- [Supplied entries]:

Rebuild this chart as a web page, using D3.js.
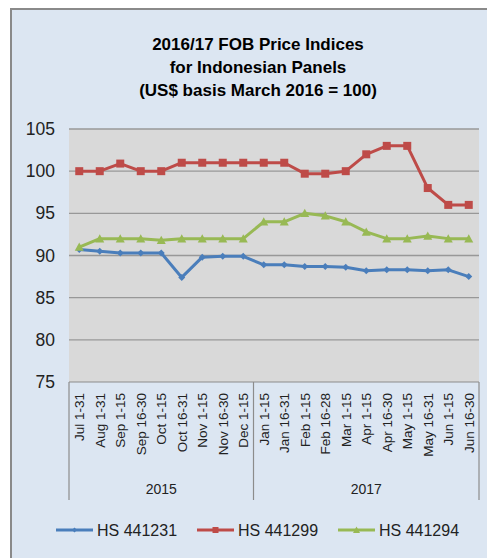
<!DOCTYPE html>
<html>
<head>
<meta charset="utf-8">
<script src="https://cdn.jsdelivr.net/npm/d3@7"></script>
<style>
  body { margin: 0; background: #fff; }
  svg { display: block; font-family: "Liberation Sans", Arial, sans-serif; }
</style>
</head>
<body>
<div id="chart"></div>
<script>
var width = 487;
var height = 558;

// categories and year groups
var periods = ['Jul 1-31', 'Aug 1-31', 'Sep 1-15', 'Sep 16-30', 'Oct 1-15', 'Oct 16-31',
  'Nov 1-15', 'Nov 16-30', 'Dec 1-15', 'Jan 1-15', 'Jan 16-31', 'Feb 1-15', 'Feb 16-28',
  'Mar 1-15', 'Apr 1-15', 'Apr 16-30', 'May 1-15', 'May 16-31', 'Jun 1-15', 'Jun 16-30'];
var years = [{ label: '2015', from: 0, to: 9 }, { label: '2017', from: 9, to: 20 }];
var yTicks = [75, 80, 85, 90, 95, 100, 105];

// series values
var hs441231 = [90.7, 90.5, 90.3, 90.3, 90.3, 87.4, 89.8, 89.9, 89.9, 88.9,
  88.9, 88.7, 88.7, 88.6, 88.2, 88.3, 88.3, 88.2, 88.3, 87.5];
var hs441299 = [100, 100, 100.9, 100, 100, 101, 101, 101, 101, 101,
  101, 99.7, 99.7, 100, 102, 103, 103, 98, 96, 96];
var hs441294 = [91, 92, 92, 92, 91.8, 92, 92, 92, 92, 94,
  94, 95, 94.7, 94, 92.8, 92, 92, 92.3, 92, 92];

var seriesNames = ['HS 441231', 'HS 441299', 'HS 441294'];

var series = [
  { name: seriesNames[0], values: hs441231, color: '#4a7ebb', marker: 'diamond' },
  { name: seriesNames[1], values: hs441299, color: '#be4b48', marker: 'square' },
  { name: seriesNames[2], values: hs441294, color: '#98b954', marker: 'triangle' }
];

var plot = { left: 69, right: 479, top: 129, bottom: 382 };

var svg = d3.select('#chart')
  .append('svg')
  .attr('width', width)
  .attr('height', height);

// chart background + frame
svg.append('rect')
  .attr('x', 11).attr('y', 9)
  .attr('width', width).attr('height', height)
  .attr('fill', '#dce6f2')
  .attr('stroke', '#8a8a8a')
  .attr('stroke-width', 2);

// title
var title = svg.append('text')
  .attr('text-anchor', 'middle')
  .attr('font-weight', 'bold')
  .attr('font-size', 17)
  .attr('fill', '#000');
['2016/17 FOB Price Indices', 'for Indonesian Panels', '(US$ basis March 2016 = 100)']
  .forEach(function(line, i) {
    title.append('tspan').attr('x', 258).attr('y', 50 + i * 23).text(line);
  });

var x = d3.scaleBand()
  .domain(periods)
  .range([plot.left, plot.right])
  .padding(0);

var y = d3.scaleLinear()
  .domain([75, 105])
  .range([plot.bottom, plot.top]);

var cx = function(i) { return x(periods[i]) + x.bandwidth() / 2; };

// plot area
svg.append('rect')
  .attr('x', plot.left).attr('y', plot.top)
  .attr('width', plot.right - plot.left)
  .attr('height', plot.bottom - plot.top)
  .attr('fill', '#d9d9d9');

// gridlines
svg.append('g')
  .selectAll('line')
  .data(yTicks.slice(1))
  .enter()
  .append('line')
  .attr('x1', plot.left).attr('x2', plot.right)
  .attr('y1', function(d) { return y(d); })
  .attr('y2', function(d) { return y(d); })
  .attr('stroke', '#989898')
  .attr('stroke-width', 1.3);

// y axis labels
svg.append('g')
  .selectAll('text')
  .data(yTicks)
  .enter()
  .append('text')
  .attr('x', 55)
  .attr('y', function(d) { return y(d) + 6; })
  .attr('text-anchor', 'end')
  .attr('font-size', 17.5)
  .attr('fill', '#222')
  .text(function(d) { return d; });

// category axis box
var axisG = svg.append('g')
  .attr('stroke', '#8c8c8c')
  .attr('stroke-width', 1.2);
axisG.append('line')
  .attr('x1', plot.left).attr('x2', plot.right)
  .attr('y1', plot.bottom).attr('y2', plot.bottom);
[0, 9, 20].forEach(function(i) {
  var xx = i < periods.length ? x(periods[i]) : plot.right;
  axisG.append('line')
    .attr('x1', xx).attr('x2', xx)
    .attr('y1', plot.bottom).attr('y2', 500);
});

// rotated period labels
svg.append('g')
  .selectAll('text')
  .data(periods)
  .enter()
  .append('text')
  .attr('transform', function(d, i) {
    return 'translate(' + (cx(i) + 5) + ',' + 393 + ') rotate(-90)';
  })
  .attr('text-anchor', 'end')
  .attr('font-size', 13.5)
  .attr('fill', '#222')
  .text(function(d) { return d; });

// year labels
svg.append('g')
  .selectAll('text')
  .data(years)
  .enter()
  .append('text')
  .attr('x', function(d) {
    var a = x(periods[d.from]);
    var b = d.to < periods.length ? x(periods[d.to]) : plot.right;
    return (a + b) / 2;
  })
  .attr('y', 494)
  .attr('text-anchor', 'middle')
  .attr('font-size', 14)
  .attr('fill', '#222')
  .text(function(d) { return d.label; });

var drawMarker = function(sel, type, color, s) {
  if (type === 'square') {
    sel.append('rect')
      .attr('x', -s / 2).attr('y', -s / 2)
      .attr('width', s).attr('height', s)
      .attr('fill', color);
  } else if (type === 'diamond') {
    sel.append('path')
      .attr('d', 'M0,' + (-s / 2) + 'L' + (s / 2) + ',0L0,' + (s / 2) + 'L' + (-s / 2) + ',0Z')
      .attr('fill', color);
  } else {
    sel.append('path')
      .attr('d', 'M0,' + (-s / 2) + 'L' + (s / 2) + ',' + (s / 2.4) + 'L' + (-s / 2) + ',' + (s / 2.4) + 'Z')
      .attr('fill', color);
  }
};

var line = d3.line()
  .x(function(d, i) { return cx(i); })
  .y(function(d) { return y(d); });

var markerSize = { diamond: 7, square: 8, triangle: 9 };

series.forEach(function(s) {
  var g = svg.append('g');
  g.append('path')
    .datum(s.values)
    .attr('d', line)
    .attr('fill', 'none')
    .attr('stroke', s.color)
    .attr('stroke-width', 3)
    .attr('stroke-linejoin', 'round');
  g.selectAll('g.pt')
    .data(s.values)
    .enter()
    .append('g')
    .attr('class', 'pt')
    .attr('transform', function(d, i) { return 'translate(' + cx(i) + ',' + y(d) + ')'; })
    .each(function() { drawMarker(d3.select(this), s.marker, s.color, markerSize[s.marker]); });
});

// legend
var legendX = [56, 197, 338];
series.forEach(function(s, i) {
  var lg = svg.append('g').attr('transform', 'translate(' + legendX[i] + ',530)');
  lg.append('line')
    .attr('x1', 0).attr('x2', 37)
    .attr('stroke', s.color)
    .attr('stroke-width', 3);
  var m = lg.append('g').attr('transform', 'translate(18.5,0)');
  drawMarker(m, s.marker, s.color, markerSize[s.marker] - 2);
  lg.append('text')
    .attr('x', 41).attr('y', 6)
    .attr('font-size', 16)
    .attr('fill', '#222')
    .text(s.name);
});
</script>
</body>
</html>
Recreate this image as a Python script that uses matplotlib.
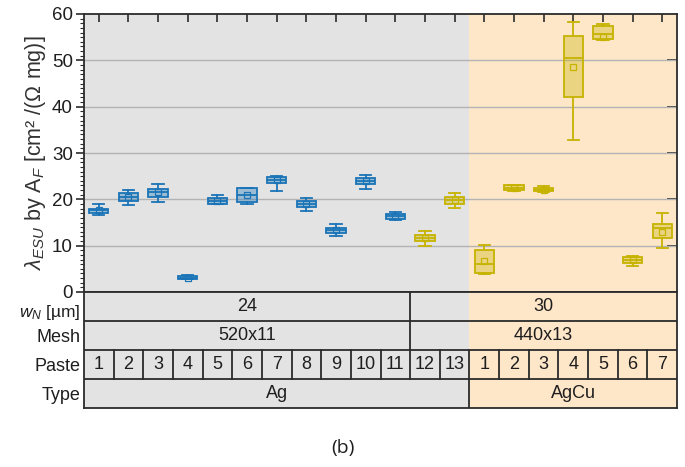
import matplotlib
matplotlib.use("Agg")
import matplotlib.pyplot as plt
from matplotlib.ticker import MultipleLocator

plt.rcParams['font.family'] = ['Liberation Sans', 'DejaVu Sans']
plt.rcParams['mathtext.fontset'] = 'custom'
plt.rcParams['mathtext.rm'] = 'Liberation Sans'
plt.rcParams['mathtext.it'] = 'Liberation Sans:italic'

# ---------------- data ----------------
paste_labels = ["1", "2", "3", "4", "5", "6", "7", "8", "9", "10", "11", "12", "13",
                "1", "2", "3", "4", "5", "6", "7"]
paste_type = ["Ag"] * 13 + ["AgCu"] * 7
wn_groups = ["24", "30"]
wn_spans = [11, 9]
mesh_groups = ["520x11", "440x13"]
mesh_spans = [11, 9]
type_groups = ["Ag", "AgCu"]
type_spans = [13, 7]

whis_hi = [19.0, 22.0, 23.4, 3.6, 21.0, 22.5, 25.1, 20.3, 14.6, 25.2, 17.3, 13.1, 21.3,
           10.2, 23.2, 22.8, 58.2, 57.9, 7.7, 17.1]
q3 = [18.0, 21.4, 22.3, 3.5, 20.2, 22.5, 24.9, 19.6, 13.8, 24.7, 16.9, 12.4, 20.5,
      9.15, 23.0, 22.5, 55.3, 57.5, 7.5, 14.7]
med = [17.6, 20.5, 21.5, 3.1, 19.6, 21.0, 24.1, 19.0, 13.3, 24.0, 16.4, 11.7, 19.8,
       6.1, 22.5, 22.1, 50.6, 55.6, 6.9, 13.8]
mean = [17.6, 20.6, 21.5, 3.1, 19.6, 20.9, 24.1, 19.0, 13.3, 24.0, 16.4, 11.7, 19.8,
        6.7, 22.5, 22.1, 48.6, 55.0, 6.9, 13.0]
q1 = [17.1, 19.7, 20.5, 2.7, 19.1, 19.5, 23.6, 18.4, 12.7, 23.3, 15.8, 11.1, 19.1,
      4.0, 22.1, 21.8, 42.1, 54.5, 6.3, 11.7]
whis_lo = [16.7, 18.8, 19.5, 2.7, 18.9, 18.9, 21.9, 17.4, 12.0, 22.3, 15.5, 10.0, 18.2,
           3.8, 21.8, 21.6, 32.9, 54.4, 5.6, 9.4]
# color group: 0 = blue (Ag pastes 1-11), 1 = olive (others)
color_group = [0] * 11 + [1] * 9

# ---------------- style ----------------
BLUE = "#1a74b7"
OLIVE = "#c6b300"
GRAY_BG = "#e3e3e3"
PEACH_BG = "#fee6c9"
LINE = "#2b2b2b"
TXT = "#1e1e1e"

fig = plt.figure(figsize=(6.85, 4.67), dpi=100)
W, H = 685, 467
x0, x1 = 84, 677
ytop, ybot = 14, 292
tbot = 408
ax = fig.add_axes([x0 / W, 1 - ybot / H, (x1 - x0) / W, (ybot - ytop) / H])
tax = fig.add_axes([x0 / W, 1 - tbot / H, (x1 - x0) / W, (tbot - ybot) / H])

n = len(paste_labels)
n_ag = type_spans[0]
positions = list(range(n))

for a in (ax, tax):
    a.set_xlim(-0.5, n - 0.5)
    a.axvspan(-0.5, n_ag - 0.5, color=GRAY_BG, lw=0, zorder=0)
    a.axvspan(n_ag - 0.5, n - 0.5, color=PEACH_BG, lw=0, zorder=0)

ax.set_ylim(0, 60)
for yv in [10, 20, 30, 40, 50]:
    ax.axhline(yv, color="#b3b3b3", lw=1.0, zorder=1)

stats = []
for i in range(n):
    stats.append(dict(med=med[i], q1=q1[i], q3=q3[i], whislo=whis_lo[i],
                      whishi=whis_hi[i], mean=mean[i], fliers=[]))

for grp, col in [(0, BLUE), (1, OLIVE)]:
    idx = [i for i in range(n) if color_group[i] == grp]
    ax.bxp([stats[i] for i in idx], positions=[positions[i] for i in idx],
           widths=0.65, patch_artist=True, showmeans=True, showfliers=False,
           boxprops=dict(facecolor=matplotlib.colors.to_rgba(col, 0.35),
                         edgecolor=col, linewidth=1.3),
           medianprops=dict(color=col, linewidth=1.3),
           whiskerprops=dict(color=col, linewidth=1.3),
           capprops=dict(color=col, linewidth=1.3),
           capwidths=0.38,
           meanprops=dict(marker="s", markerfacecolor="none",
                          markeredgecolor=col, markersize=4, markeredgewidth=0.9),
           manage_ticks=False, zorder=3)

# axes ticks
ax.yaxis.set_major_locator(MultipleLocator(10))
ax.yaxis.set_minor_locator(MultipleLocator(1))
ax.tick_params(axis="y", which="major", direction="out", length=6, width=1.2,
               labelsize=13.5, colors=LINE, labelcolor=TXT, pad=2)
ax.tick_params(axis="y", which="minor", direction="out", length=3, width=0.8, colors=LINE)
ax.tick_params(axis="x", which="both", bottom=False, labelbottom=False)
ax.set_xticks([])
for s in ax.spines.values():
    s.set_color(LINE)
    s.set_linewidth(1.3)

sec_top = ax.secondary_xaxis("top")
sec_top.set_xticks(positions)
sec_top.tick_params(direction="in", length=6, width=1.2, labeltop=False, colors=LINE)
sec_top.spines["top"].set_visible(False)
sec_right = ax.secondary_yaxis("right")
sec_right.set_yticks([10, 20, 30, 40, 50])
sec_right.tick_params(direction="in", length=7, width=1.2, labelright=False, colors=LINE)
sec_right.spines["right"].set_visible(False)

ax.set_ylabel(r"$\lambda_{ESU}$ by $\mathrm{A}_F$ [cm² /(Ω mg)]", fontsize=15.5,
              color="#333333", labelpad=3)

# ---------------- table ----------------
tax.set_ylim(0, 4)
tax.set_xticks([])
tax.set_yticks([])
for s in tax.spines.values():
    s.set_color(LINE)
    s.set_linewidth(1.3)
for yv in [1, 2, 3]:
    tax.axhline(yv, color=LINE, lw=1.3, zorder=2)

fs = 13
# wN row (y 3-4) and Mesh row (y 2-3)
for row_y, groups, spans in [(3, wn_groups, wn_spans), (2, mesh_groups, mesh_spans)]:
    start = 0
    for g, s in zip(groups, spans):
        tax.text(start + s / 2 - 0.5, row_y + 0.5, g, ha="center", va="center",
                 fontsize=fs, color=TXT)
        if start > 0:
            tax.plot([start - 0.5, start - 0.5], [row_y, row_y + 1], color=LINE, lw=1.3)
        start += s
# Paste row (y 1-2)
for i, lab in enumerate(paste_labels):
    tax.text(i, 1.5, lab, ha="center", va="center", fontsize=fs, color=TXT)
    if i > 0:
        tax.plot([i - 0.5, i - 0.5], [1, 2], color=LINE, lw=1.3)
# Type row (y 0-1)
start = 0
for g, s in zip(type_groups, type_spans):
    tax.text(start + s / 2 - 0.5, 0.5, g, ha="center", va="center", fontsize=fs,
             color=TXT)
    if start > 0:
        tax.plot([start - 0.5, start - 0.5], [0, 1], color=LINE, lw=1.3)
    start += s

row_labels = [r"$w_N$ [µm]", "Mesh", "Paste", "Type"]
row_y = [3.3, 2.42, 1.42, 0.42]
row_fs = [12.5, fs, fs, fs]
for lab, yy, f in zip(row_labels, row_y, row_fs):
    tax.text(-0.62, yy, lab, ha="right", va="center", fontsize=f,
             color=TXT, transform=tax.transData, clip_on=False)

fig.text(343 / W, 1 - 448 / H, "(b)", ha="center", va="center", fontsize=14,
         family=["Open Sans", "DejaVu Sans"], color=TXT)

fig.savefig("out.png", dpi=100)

---

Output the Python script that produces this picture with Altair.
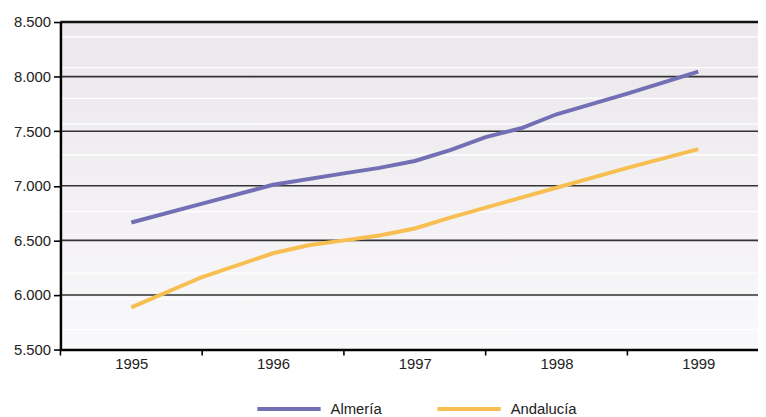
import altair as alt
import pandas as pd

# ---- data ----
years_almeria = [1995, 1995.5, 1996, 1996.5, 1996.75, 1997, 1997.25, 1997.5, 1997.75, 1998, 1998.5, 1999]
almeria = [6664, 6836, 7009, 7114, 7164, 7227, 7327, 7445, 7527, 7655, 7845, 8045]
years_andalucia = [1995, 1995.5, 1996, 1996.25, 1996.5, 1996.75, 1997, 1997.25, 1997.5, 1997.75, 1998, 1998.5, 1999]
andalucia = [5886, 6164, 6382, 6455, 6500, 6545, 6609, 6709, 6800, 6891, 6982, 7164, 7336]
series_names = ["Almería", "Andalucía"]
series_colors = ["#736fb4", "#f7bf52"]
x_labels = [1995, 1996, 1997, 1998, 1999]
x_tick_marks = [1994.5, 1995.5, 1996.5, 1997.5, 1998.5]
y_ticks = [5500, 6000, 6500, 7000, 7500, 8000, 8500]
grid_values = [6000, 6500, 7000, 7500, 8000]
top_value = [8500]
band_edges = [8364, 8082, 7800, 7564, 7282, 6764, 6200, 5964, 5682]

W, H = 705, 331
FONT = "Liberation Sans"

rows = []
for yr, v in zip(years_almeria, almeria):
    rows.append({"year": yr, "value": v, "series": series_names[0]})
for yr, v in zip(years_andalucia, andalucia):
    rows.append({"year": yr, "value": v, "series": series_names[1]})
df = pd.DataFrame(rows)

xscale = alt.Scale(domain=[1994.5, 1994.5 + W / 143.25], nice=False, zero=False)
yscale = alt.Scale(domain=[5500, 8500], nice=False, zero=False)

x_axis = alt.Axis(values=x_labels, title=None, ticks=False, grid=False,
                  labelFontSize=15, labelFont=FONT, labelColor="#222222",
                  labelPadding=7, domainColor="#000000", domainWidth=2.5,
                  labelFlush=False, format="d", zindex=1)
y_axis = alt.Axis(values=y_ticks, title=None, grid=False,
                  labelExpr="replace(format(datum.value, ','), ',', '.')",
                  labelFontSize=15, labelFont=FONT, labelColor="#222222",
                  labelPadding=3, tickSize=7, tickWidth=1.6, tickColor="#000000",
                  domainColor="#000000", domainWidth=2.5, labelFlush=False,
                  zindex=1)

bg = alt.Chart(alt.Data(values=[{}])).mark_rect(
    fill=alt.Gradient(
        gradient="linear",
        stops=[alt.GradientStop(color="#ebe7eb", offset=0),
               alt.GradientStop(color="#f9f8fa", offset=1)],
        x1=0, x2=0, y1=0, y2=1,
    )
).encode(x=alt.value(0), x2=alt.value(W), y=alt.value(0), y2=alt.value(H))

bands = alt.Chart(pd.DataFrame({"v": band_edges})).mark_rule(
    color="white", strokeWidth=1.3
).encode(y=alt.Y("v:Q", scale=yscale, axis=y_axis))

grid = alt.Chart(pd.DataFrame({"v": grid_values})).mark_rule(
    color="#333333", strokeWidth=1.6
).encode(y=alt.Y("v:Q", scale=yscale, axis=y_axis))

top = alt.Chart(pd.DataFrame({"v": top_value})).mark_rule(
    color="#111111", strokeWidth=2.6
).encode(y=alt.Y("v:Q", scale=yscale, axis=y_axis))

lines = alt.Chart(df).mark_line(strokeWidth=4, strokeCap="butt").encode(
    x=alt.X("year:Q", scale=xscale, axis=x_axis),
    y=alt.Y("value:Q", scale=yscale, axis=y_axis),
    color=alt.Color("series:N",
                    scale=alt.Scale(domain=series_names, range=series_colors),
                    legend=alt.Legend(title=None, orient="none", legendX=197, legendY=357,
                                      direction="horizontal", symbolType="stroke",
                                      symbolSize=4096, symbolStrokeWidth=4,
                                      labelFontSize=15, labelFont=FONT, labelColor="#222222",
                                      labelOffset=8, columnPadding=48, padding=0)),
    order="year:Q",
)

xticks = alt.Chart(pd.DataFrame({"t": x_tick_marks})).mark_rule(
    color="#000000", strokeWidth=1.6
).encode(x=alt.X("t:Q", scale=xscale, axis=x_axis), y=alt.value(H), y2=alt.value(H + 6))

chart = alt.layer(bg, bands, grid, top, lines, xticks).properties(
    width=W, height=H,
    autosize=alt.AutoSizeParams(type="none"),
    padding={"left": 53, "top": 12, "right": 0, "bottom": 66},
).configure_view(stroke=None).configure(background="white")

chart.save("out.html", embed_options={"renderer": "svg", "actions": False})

- [Aim]:
Except for the pictures, write out exactly the lines from the line that contains "Recreate this image" through the line that contains "from matplotlib.ticker import MultipleLocator", including both.

- [Exercise response]:
Recreate this image as a Python script that uses matplotlib.
import matplotlib
matplotlib.use("Agg")
import matplotlib.pyplot as plt
from matplotlib.ticker import MultipleLocator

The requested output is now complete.